The nature and character of the Syrian opposition has been substantially altered because of the relationship with external forces. It is divided in myriad ways, but the most prominent elements have come to see their role as liaising with Western politicians over a ‘transition’ to a post-Assad Syria that is at least reasonably sympathetic to Western interests.
This evolution has been linked to the contradictory process of militarisation of the struggle. What does it mean when a movement like those in Libya and Syria is militarised, when armed struggle becomes the dominant mode of resistance? It risks leading to fragmentation of the struggle – isolated and disparate fighting – rather than mass mobilisations. The movement becomes much less inclusive, with young men involved in the fighting increasingly taken the dominant role.
The privileging of armed struggle over demonstrations, occupations and strikes also involves over-reliance on elements of the old regime which have broken from that regime – often opportunistic rather than principled – as they tend to have the greatest military expertise. Without a strong political leadership, or grounding in a strong political mass movement, it comes to involve sectarian attacks alongside the more well-directed attacks on the regime.
What all this adds up to – and in combination with the growing relations with external forces – is something radically different to the revolutionary movements which toppled Ben Ali and Mubarak. The turn to armed struggle was no doubt a response to the higher levels of state violence than we witnessed in Tunisia and Egypt – and to the failure to make a decisive breakthrough. Some were eager for such a turn, precisely because they always envisaged a greater orientation on Western military ‘support’, but for many others it was born of necessity.
It has also been a contested process, with the Local Coordinating Committees – backbone of the movement on the ground – placing greater emphasis on other forms of mobilisation. The LCCs have also been more resistant to foreign intervention than leading figures in the Syrian National Council (who predominantly live in exile). Armed resistance has, however, become the dominant form of struggle – in response to huge state violence, due to the political weaknesses of pro-Western elements in the opposition, and the lack of a coherent and organised political alternative to such a turn.
Armed insurrection is most effective when a popular movement is at its strongest and the state is at its weakest. It has to be part of a wider strategic offensive by a mass movement. If that movement isn’t sustained successfully – with democratic, popular forms of organisation directing actions both politically and practically – the armed struggle is liable to be much less politically effective (and more vulnerable to external pressures). The Syrian movement has often been courageous and determined, but it has always had unfortunate political weaknesses compared to Tunisia and Egypt: a weaker Left, a comparatively lower level of industrial struggle, a lack of political cohesion.

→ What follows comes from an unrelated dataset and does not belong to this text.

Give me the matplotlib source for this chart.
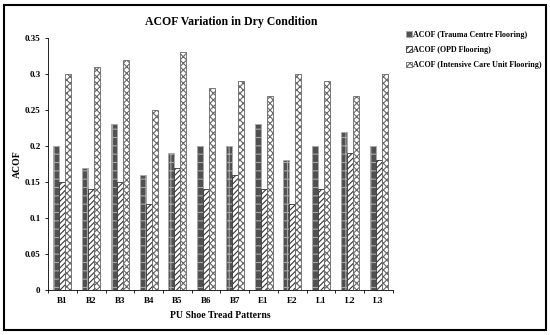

A battleground for imperialists
Some on the left suggest that direct military intervention in Syria is extremely unlikely. This could turn out to be a naive judgement. But even if such direct intervention doesn’t ever happen, adopting this line is dangerous.
Major Western powers clearly want to remove the Assad regime – and they’d like to be able to ‘do a Libya’ to Syria – but they have so far been prevented from pursuing this. The obstacles in their way have included Russian and Chinese opposition within the United Nations, the fact that the geopolitical stakes are so much higher than in Libya, and the problem of still facing severe difficulties elsewhere (notably Libya and Afghanistan).
It is the means they lack, not the desire. That may still change. And in the meantime they are intervening covertly: through sanctions, through ‘special forces’ on the ground, through Saudi and Qatar reportedly providing arms to some of the ‘rebels’. This whole process of covert intervention divides and distorts the revolutionary movement, while increasing external influence in a country that has considerable significance for Western strategic planning.
Syria is also of concern to Russia and China. Russia in particular has remained supportive (if not always uncritical) of the Assad regime – and both countries have political and economic links with the existing Syrian regime. Socialists should have no sympathy for those states, or see them as a welcome counterweight to the US.
However, treating those minor imperialist powers as a comparable problem to the US
(or by extension NATO) would be to lose any sense of perspective. It is not Russia or China who threaten external military intervention; they, also, are not the dominant geopolitical powers in the region. Our main focus has to be resisting Western intervention in Syria, both the covert forms they are already engaging in and the threat of an escalated military intervention. Lenin’s argument at the time of World War One remains relevant: for those of us living inside imperialist countries, the main enemy is at home and not the regime of a foreign country.
This opposition to imperialist intervention is, in turn, a practical means of offering support and solidarity to those genuinely radical movements inside Syria, and across the Arab world, struggling to overthrow the old order and create a future free from domestic tyranny and foreign interference.
It is impossible to consider Syria’s regional importance without reference to Iran. At one level, the various forms of foreign intervention in Syria can be interpreted as a proxy for Iran. Syria’s alliance with Iran and its traditions of (admittedly contradictory) opposition to Israel and the US are a factor in Western efforts to direct the course of an enviasged post-Assad Syria.
The major Western powers want to replace the Assad dynasty with something more Western-friendly. The fact that the Syrian regime has never, in practice, been much of a challenge to either Israel or US power does not negate this.
It would therefore clearly be mistaken to view anti-imperialism as a mere secondary consideration. This can have important practical implications for us, inside the Western powers, when adopting slogans and tactics. Those who insist that ‘Solidarity with the Arab Revolutions’ is our primary orientation, with ‘No to Western Intervention’ as a secondary and less important stance, don’t account for how the nature of the Arab revolutions has been dramatically altered by the geo-political context and the role of imperialism.
Our central task is to oppose Western covert and overt intervention. This is the only meaningful way in which we can deliver solidarity to those struggling inside the Arab world.